Tout le film porte bien la patte d'Herzog même si on pourrait penser que pour le coup, bien plus que pour 
Rescue Dawn, le réalisateur se force à faire ses plans décalés qui n'appartiennent qu'a lui. Des moments où les iguanes chantent et où l'âme du mort danse semblent presque plus que bienvenus, limite gratuits et détonnent bien plus qu'un plan d'enterrement façon Bayou (avec crachat de whisky) ou celui (que je trouve formidable pour le coup) du crocodile renversé sur la route. D'autant que ce dernier fait suite où l'on voit un petit croco décider de ne pas emprunter la route en voyant le corps du grand, étendu, sans vie sur la chaussée. Limite j'aurais envie de dire qu'il faudrait voir ce film pour un mini-plan comme ça qui me touche perso (et le bébé croco est très mignon).

En fait, à part dans 
Coeur de Verre, c'est bien la première fois qu'on a des visions clairement montrées à l'image chez Herzog. Aguirre rêvait bien de son royaume, tout comme Woyzeck de la nature et de la terre, mais c'était des paroles, des visions internes aux personnages qui nous donnaient surtout à voir mentalement la démesure qu'ils portaient en eux dans un monde qui les confinait. Ici, l'impact du film navigue entre la grosse blague de potache sympathique et un film étrange qui tient plus lieu d'une sorte de documentaire sur un flic complètement camé.
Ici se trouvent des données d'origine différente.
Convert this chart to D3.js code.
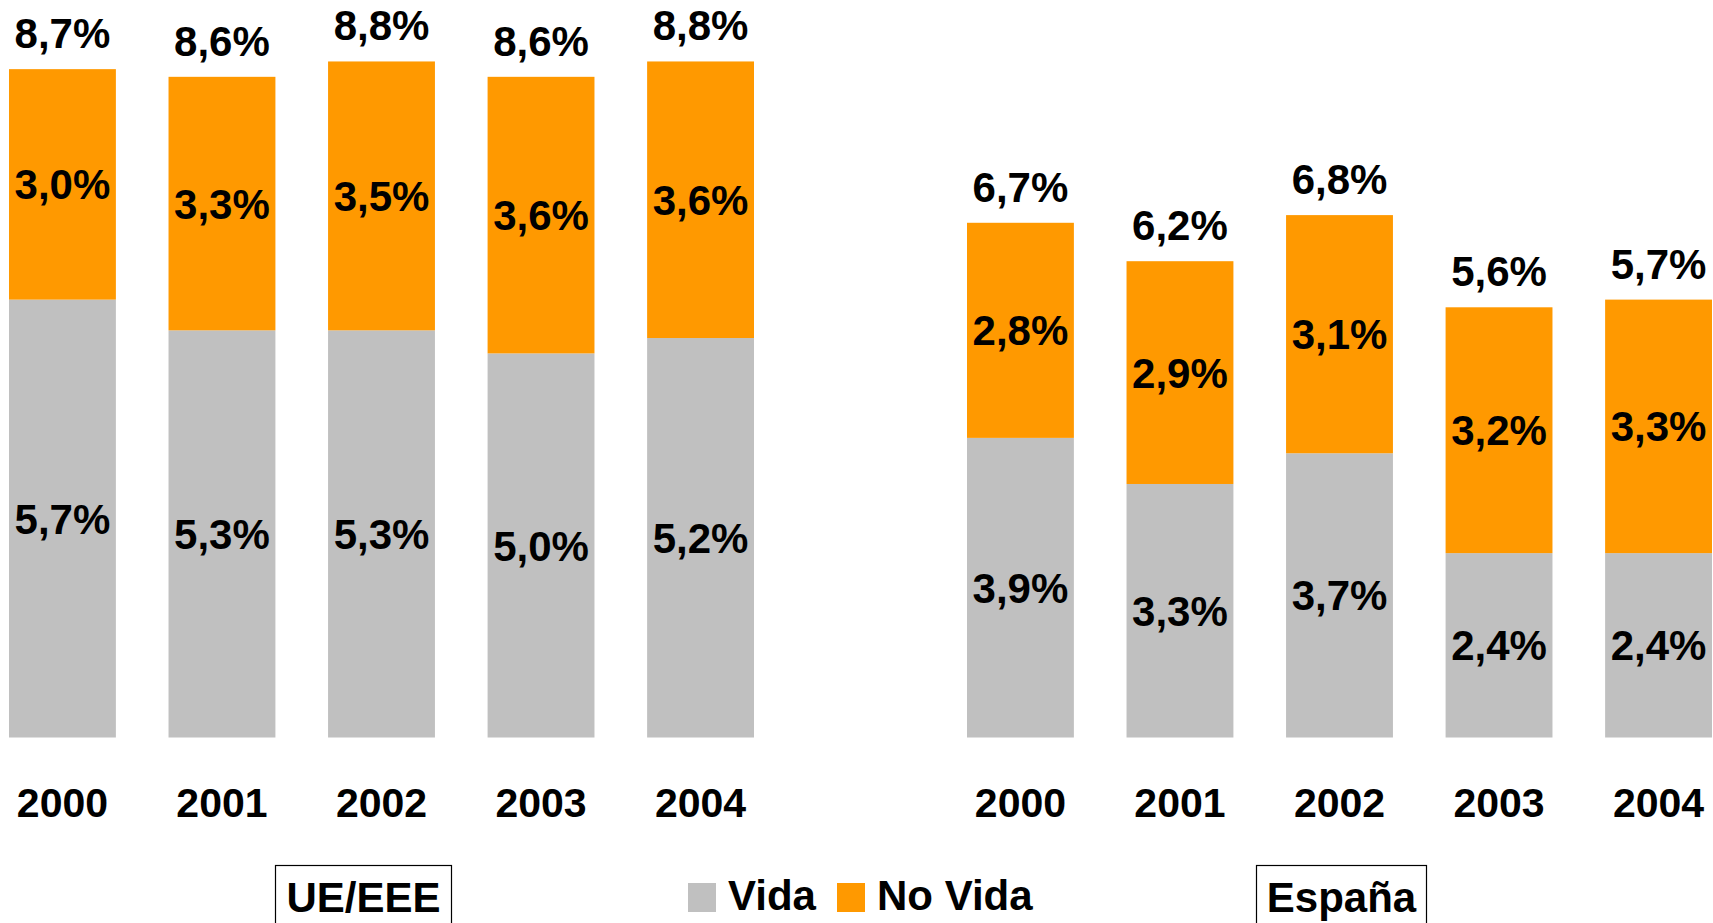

Et c'est sans doute plus en ce sens qu'il faut voir le film, dans cette prestation presque Kinskienne (sauf que Kinski vivait véritablement les choses là où Cage les joue. Je doute néanmoins que Cage ait pris de la coke. Kinski lui, en aurait été tout à fait capable si on y réfléchit...) du personnage principal. Les seconds rôles ne sont pas en reste. Eva Mendes fait du basique mais c'est son rôle qui veut ça et finalement je la trouve assez touchante (quand elle réfléchit sur les marches d'escaliers, quand elle accepte la cuillère). Il y a une sorte de naïveté étrange qui plane sur les personnages et donne à ce film un singulier parfum. Un Herzog étrange (pléonasme mais vous m'aurez compris) mais finalement très agréable.